While Sushant Singh Rajput's sudden death has left everyone shocked, it has also started a conversation on the topics of mental health, nepotism and much more. At the same time, the media has also received a lot of flak for being insensitive when it comes to covering someone's death news.
Recently, Deepika Padukone schooled a paparazzo for posting a video of Sushant's mortal remains being carried from the hospital to the crematorium.
A Video From Sushant's Last Rites Caught Deepika's Attention
A photographer shared the video of Sushant's last rites and captioned it as, "Please note my images and videos cannot be posted on any platforms without my written consent."
Deepika Called Out The Paparazzi For Being Insensitive
The actress commented on that post, "Right.

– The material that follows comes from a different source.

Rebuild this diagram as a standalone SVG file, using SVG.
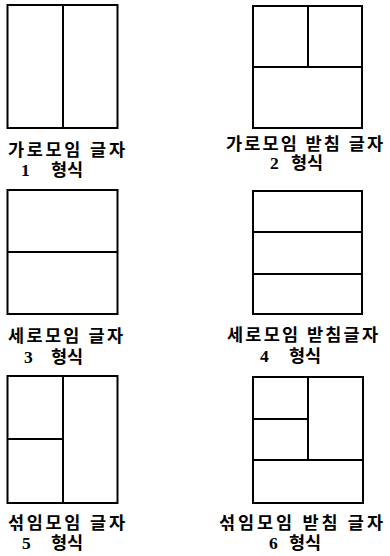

But it is OK for you to take this video and not only post it but also probably monetise it without his or his family's written consent?" The photographer later deleted that video.
Post Sushant's Demise, Deepika Has Been Regularly Spreading Awareness About Depression On Her Social Media Handles.
When the news of Sushant's death broke out, the actress had posted, "As a person who has had a lived experience with mental illness, I cannot stress enough about the importance of reaching out. Talk. Communicate. Express. Seek help. Remember, you are not alone. We are in this together. And most importantly, there is Hope."
In another post, she had written, "My dear friends in the Media, criminals 'commit' a crime. People don't 'commit' suicide. They 'die by suicide'. Their actions arise out of deep anguish. Thank you..."
Deepika Padukone Isn't The Only Celeb Who Has Urged The Media To Be Sensitive While Covering Death News
Recently, Bollywood actress Kriti Sanon had slammed the press for being too intrusive when she attended Sushant's funeral.
In a lengthy post on her Instagram page, the actress had written, "Banging the car window and saying madam sheesha neeche karo na to get a clearer picture of someone going for a funeral. Funeral is a very private and personal affair. Let's put humanity before our profession. Someone should define what's acceptable, what's not, what falls under journalism, and what comes under none of your business and live and let live."